Atacama floods: lithium impact analysted

1.4.2015, 16:57 -

Freak storm in the world’s lithium hub, Chile’s Atacama Desert, is expected to cause short term shipment delays but no long term impact – Benchmark
After a freak storm and flooding in Chile’s Atacama Desert temporarily closed one of the world’s leading lithium operations, fears of further supply squeezes and upward price pressure this year have been allayed after operations resumed.
SQM SA’s lithium plant in northern Chile, responsible for nearly 30% of the world’s lithium chemical output, was closed as a preventative measure due to the heavy rain and flooding the region experienced last week. The company has since re-opened the operation after repairing electrical damage from the storm and reconstructing some access roads damaged by the weather.
The area is also home to Albemarle’s (formerly Rockwood Lithium) lithium operation which is adjacent to SQM.
The Atacama region’s climate is the driest on earth and ideal for lithium production which extracts subsurface mineral brines into evaporation ponds, before concentrating the brine into a liquor which is then processed into lithium carbonate or hydroxide.
SQM has highlighted transportation difficulties to and from the mine sites as the major reason behind the closure.
Benchmark Mineral Intelligence understands that the extent of the flooding on the Atacama salt flats where the evaporation ponds are located has been minimal with lithium processing plants built to withstand variations in brine concentration.
The flooding episode, which was the worst rain related disaster in the area for 80 years, also temporarily closed major copper mines in the area including those operated by Antofagasta and Codelco.

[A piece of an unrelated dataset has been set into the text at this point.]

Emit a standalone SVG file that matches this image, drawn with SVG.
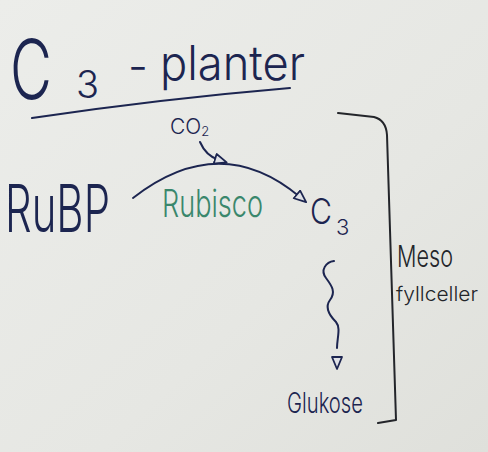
<svg xmlns="http://www.w3.org/2000/svg" width="488" height="452" viewBox="0 0 488 452">
  <defs>
    <linearGradient id="bg" x1="0" y1="0" x2="1" y2="1">
      <stop offset="0" stop-color="#ecedea"/>
      <stop offset="0.6" stop-color="#e6e7e3"/>
      <stop offset="1" stop-color="#dfe0db"/>
    </linearGradient>
    <marker id="tri" viewBox="0 0 14 12" markerWidth="14" markerHeight="12" refX="5" refY="6" orient="auto" markerUnits="userSpaceOnUse">
      <path d="M1,1 L13,6 L1,11 Z" fill="#dfe1e6" stroke="#1c2550" stroke-width="1.8" stroke-linejoin="round"/>
    </marker>
    <marker id="triGap" viewBox="-10 0 24 12" markerWidth="24" markerHeight="12" refX="-8" refY="6" orient="auto" markerUnits="userSpaceOnUse">
      <path d="M1,1 L13,6 L1,11 Z" fill="#dfe1e6" stroke="#1c2550" stroke-width="1.8" stroke-linejoin="round"/>
    </marker>
  </defs>
  <style>
    .navy { fill: #1c2550; font-family: "Inter", "Lato", "Liberation Sans", sans-serif; font-weight: 300; }
    .green { fill: #3a876c; font-family: "Inter", "Lato", "Liberation Sans", sans-serif; font-weight: 300; }
    .black { fill: #23252a; font-family: "Inter", "Lato", "Liberation Sans", sans-serif; font-weight: 300; }
    .pen { fill: none; stroke: #1c2550; stroke-width: 2; stroke-linecap: round; stroke-linejoin: round; }
    .pendark { fill: none; stroke: #23252a; stroke-width: 2; stroke-linecap: round; stroke-linejoin: round; }
  </style>
  <rect x="0" y="0" width="488" height="452" fill="url(#bg)"/>

  <g id="title">
    <text class="navy" x="10" y="99" font-size="82" textLength="42" lengthAdjust="spacingAndGlyphs">C</text>
    <text class="navy" x="76" y="98" font-size="38">3</text>
    <text class="navy" x="128" y="82" font-size="44">-</text>
    <text class="navy" x="160" y="80" font-size="48" textLength="145" lengthAdjust="spacingAndGlyphs">planter</text>
  </g>

  <g id="rubp">
    <text class="navy" x="5" y="232" font-size="66" textLength="105" lengthAdjust="spacingAndGlyphs">RuBP</text>
  </g>

  <g id="co2">
    <text class="navy" x="170" y="134" font-size="21">CO<tspan font-size="13" dy="2">2</tspan></text>
  </g>

  <g id="rubisco">
    <text class="green" x="162" y="217" font-size="38" textLength="101" lengthAdjust="spacingAndGlyphs">Rubisco</text>
  </g>

  <g id="c3">
    <text class="navy" x="310" y="224" font-size="36" textLength="22" lengthAdjust="spacingAndGlyphs">C</text>
    <text class="navy" x="336" y="235" font-size="22">3</text>
  </g>

  <g id="glukose">
    <text class="navy" x="287" y="413" font-size="28" textLength="76" lengthAdjust="spacingAndGlyphs">Glukose</text>
  </g>

  <g id="mesofyll">
    <text class="black" x="397" y="267" font-size="30" textLength="56" lengthAdjust="spacingAndGlyphs">Meso</text>
    <text class="black" x="396" y="301" font-size="20" textLength="82" lengthAdjust="spacingAndGlyphs">fyllceller</text>
  </g>

  <g id="connectors">
    <path class="pen" d="M32,118 Q160,99 290,88"/>
    <path class="pen" d="M200,142 Q206,156 219,160" marker-end="url(#tri)"/>
    <path class="pen" d="M133,198 Q220,130 300,197" marker-end="url(#tri)"/>
    <path class="pen" d="M334,261 C326,262 320,270 326,278 C332,286 336,292 330,300 C324,308 330,316 336,322 C341,328 337,338 337,348" marker-end="url(#triGap)"/>
    <path class="pendark" d="M338,113 L374,117 Q386,120 387,135 L396,420 L378,423"/>
  </g>
</svg>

Short term delays, limited long term impact
In Benchmark’s opinion, the flooding episode in the Atacama will add to a short term lithium supply squeeze as shipments are delayed, but is expected to have no long term price impact.
The situation appears to have posed more of a logistical challenge to mining companies in the region rather than a serious disruption.
The most significant influencing factor on price, at present, is the new supply coming onto the market from Orocobre Ltd’s in Argentina.
The speed of Orocobre’s ramp up, which is expected to reach a rate of 17,000 tpa lithium carbonate by the year’s end, will dictate the level of supply-side pressure on prices.
Increased demand in lithium carbonate and hydroxide is being experienced as a result of rising lithium-ion battery output. The rapid uptake of batteries in smartphones and tablets, together with the slow rise of electric vehicles over the last 18 months, has led to today’s tight market.
With Orocobre yet to ramp up, there has been no significant new supply in this time period. The last lithium mining/extraction operation to come into existence prior to this year was SQM in 1996 (Atacama, Chile).